Minha Velha Estante 10/03/2021Rose Tremain nos leva à Suíça, inicialmente no período pós Segunda Guerra Mundial pelos olhos de Gustav, garotinho órfão de pai, que vive com a mãe uma vida de privações e seu único brinquedo: um trenzinho de ferro através do qual ele mantém amizade com os seus passageiros imaginários. A única coisa que ele sabe sobre o falecido pai é que, segundo a mãe, ele foi um herói.
“Ele foi um herói, Emilie lhe lembrava todo ano. Eu não entendi no começo, mas ele foi um bom homem em um mundo horrível.”
Gustav é um garoto solitário, se sente esquecido pela mãe que mal olha para ele e sequer tem um gesto de carinho, não tinha amigos na escola até o dia em que ajuda Anton, aluno novo, a enfrentar os seus medos. Filho de um banqueiro judeu que sobreviveu aos horrores da guerra, Anton e Gustav vão protagonizar, por toda a vida, a amizade mais improvável do ponto de vista de um adulto.
Dividido em três partes, o livro dá saltos através da história. A primeira parte é quase uma apresentação dos personagens, suas histórias e entrelaçamentos. O meio conta o passado e nos dá várias respostas para o que aconteceu na primeira parte. E a última parte traz o desfecho da vidas dos nossos protagonistas.
Na segunda parte da história conhecemos o ato de heroísmo do pai de Gustav condenado pela famosa neutralidade suíça. Por outro lado, ele também será responsável pela eterna amargura de Emilie e sua falta de amor em relação a Gustav.
Na terceira e última parte vamos encontrar Gustav e Anton já jovens senhores, lidando com o que os moldou no passado, tendo que lidar com as consequências de suas escolhas e vivendo suas realizações.
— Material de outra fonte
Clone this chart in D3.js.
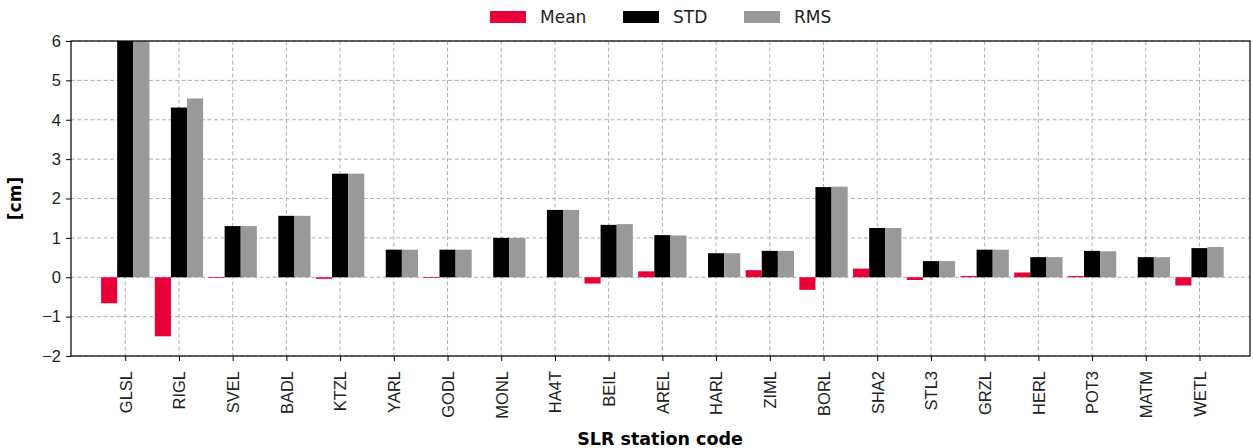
<!DOCTYPE html>
<html><head><meta charset="utf-8">
<script src="https://cdn.jsdelivr.net/npm/d3@7"></script>
<style>body{margin:0;background:#fff;}svg{display:block;font-family:"DejaVu Sans",sans-serif;}</style>
</head><body>
<script>
const stations = ["GLSL","RIGL","SVEL","BADL","KTZL","YARL","GODL","MONL","HA4T","BEIL","AREL","HARL","ZIML","BORL","SHA2","STL3","GRZL","HERL","POT3","MATM","WETL"];
const meanVals = [-0.66,-1.50,-0.02,0.00,-0.04,0.00,-0.02,0.00,0.00,-0.16,0.15,0.00,0.18,-0.32,0.22,-0.07,0.03,0.12,0.03,0.00,-0.21];
const stdVals  = [6.60,4.31,1.30,1.56,2.63,0.70,0.70,1.00,1.71,1.33,1.07,0.61,0.67,2.29,1.25,0.41,0.70,0.51,0.67,0.51,0.74];
const rmsVals  = [6.60,4.54,1.30,1.56,2.63,0.70,0.70,1.00,1.71,1.35,1.06,0.61,0.67,2.30,1.25,0.41,0.70,0.51,0.66,0.51,0.77];
const yTicks = [-2,-1,0,1,2,3,4,5,6];
const seriesNames = ["Mean","STD","RMS"];
const seriesColors = ["#e8003a","#000000","#999999"];

const W=1253,H=448;
const L=71,R=1250,T=41,B=356;
const svg=d3.select("body").append("svg").attr("width",W).attr("height",H);
const x=d3.scaleLinear().domain([-1.01,20.94]).range([L,R]);
const y=d3.scaleLinear().domain([-2,6]).range([B,T]);
const bw=0.3;

svg.append("defs").append("clipPath").attr("id","clip").append("rect")
  .attr("x",L).attr("y",T).attr("width",R-L).attr("height",B-T);

// grid
const g=svg.append("g");
g.selectAll(".gy").data(yTicks).enter().append("line")
  .attr("x1",L).attr("x2",R).attr("y1",d=>y(d)).attr("y2",d=>y(d))
  .attr("stroke","#b0b0b0").attr("stroke-width",1).attr("stroke-dasharray","4,2.5");
g.selectAll(".gx").data(stations).enter().append("line")
  .attr("x1",(d,i)=>x(i)).attr("x2",(d,i)=>x(i)).attr("y1",T).attr("y2",B)
  .attr("stroke","#b0b0b0").attr("stroke-width",1).attr("stroke-dasharray","4,2.5");

// bars
const series=[meanVals,stdVals,rmsVals];
const bars=svg.append("g").attr("clip-path","url(#clip)");
series.forEach((vals,k)=>{
  const off=(k-1)*bw-bw/2;
  bars.selectAll(".b"+k).data(vals).enter().append("rect")
    .attr("x",(d,i)=>x(i+off))
    .attr("width",(d,i)=>x(i+off+bw)-x(i+off))
    .attr("y",d=>y(Math.max(0,d)))
    .attr("height",d=>Math.abs(y(d)-y(0)))
    .attr("fill",seriesColors[k]);
});

// axes
const ax=d3.axisBottom(x).tickValues(d3.range(stations.length)).tickFormat(i=>stations[i]).tickSize(5).tickPadding(4);
const xg=svg.append("g").attr("transform",`translate(0,${B})`).call(ax);
xg.select(".domain").remove();
xg.selectAll("text").attr("transform","rotate(-90)").attr("text-anchor","end")
  .attr("x",-15).attr("y",0).attr("dy","0.35em").style("font-size","16.5px").attr("fill","#222");
const ay=d3.axisLeft(y).tickValues(yTicks).tickFormat(d=>d<0?"\u2212"+Math.abs(d):d).tickSize(5).tickPadding(5);
const yg=svg.append("g").attr("transform",`translate(${L},0)`).call(ay);
yg.select(".domain").remove();
yg.selectAll("text").style("font-size","16.5px").attr("fill","#222");
svg.selectAll(".tick line").attr("stroke","#000");

// frame
svg.append("rect").attr("x",L).attr("y",T).attr("width",R-L).attr("height",B-T)
  .attr("fill","none").attr("stroke","#000").attr("stroke-width",1.2);

// labels
svg.append("text").attr("transform",`translate(21,${(T+B)/2}) rotate(-90)`).attr("text-anchor","middle")
  .style("font-size","17px").style("font-weight","bold").text("[cm]");
svg.append("text").attr("x",660).attr("y",445).attr("text-anchor","middle")
  .style("font-size","17.5px").style("font-weight","bold").text("SLR station code");

// legend
const legX=[490,623,744];
const lg=svg.append("g");
seriesNames.forEach((n,k)=>{
  lg.append("rect").attr("x",legX[k]).attr("y",11).attr("width",36).attr("height",12).attr("fill",seriesColors[k]);
  lg.append("text").attr("x",legX[k]+50).attr("y",23).style("font-size","17px").attr("fill","#222").text(n);
});
</script>
</body></html>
Acompanhar esses dois personagens dos 6 aos 60 anos nos faz vivenciar uma ambiguidade de sentimentos entre duas pessoas tão diferentes: de um lado Gustav, acostumado a solidão e a escassez de afeto, ensinado a não demonstrar sentimentos e ser sempre neutro. Do outro lado, Anton, intenso, febril, sempre teve amor, mas é ressentido, apesar de se entregar a qualquer emoção.
A história flui e prende o leitor desde o começo mesmo trazendo temas tão pesados quando os horrores da guerra, a fome, a solidão, a descrença em um futuro melhor e a falta de esperança. Te faz rir, faz chorar, alegra e entristece na mesma medida. E termina com uma pergunta principal: o que leva alguém a escolher o caminho da neutralidade, seja ela no amor, na amizade ou em qualquer área da vida?